Academics say radical change did not happen overnight.
“The change did not come suddenly,” said Seham al-Furaih, a professor of Arabic literature for 20 years.
“The university is the mirror of society. While teaching I saw the number of my students wearing the veil growing steadily. The number increased more with every and each term. Now I can count the girls who are not veiled in my class,” she said.
Academics questioned the wisdom of separating men and women in classrooms when in the workplace they would have to mix.
“Women have always worked with men.
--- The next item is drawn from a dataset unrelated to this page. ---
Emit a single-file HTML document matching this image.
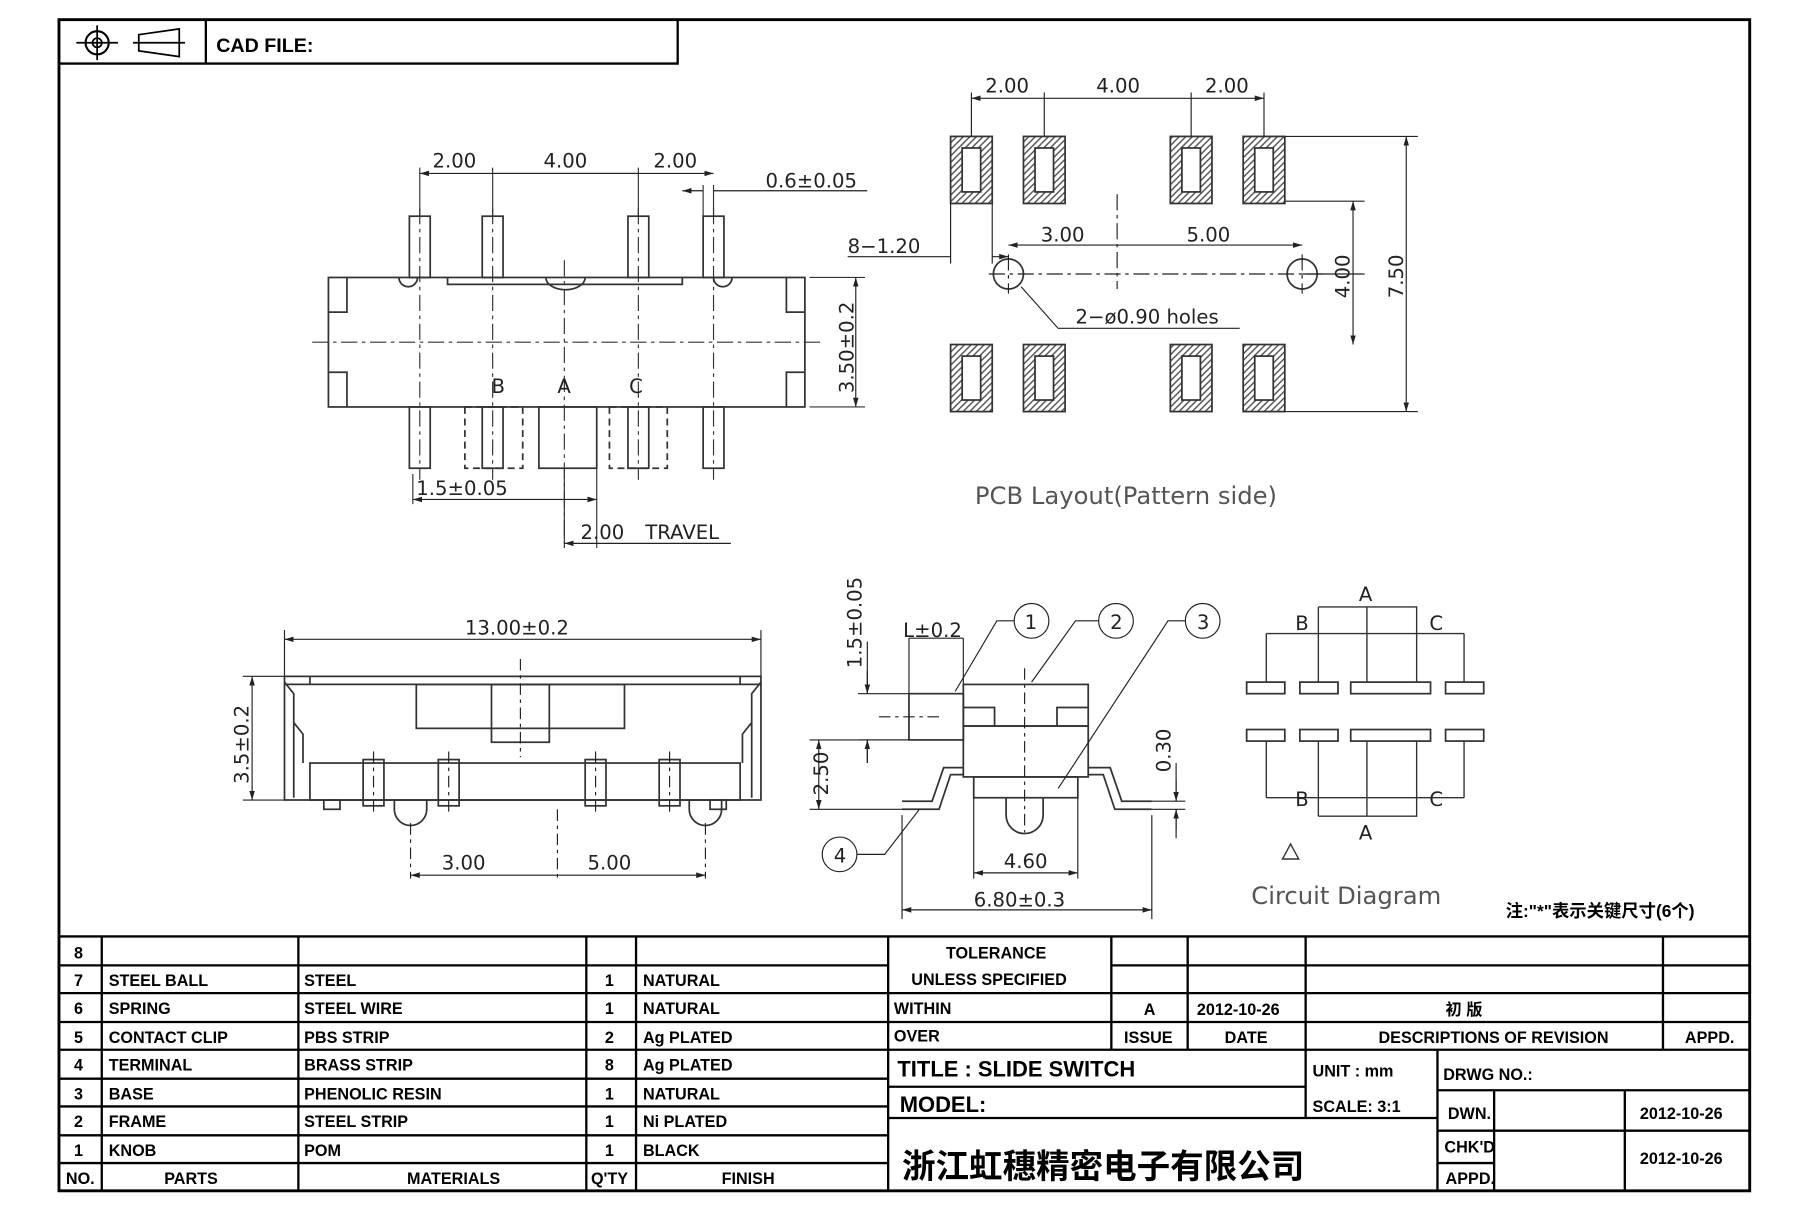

Taking a decision to separate them at university is contradictory,” Furaih added.
Kuwaiti liberals accuse the government, a leading U.S. ally, of capitulating to Islamist demands, citing the recent banning of the Arabic pop show “Star Academy” in response to protests by Islamists who denounced it “indecent and immoral”.
As in other Gulf states, some of Kuwait’s elite lead a quasi-Western lifestyle. They buy Western clothes, have parties and discos at home, sometimes with alcohol which is forbidden by the Koran.
“The constricting religious atmosphere is generating frustration and leading the young to live two kind of lives — an underground hedonistic one or another obsessively religious life,” Othman said.
“All the Arab world is looking for salvation from the grip of these religious tentacles that have spread everywhere. This is a catastrophe. How many years would it take us to break free of this? It is a tragedy,” she added.



Some recent entries:
http://zaydoun.blogspot.com/2004/11/ramadan-week-by-week.html
http://zaydoun.blogspot.com/2004/11/beware-flu.html
http://zaydoun.blogspot.com/2004/11/radio-sawa.html
Unfortunately, he just went off on an overseas Ramadan vacation, or we could ask him whether the Reuters headline is crazy inflammatory or truly suggestive of a trend.
My own suspicion is that it’s like one of the recent news stories here about the evangelicals taking over, or perhaps, more likely, even more similar, one of those stories about how “everybody” is taking up study of the Kabbala, based on Madonna doing it. But that suspicion is mostly based on knowing just a few Kuwaitis myself, and what I read, so whadda I know?